Некоторые современные редакторы неохотно печатают «Гамлета» по совмещенной версии, так как она не вызывает у них большого доверия; другие, напротив, предпочитают следовать традиции. Единственная крупная серия, решившая пойти против течения, — «Oxford Shakespeare». Ее редакторы выбрали для публикации пусть и не первую версию пьесы, но Первое Фолио. Ситуация должна измениться с выходом в свет «Гамлета» в серии «Arden Shakespeare» — в новом издании появятся все три сохранившиеся версии трагедии; редакторы этой серии хотят побудить другие издательства последовать их примеру. Пройдет время, я полагаю, и совмещенная версия «Гамлета» будет интересна только историкам театра и литературы.
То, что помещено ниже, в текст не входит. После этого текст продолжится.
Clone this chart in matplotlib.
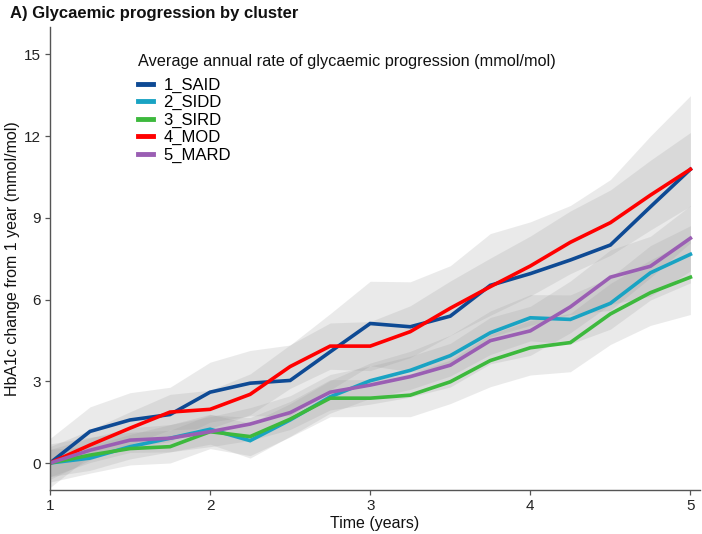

Изменив наше представление о «Гамлете», самом великом детище Шекспира, мы иначе отнесемся и к самому драматургу. Романтический миф о Шекспире как о загадочном гении, с легкостью сочинявшем пьесы и сонеты, расходится с представлением о драматурге, который, обладая большим талантом, тем не менее, очень тщательно работал над своими произведениями. Портрет Шекспира, нарисованный нами, — это портрет человека, хорошо представлявшего, чего он хочет и как это грамотно преподнести зрителю. Когда Шекспир понял, что идет на поводу у своего героя, он, не задумываясь, решил отредактировать трагедию. Шекспир сочинил «Гамлета» не ради собственной прихоти. Будь так, он удовольствовался бы первой редакцией, где образ Гамлета сильно усложнен. Она написана великим драматургом, и только драматург такого уровня, как Шекспир, мог пожертвовать частью собственного текста, чтобы позволить себе сказать: «Всякому веку и сословию — его подобие и отпечаток» (III, 2). Шекспир не был «словно с другой планеты», как о нем сказал Колридж, — он писал не для себя и не для публикации; он работал для Глобуса, театра, в котором все его идеи претворялись в жизнь. (Не случайно у театра такое всеобъемлющее название!)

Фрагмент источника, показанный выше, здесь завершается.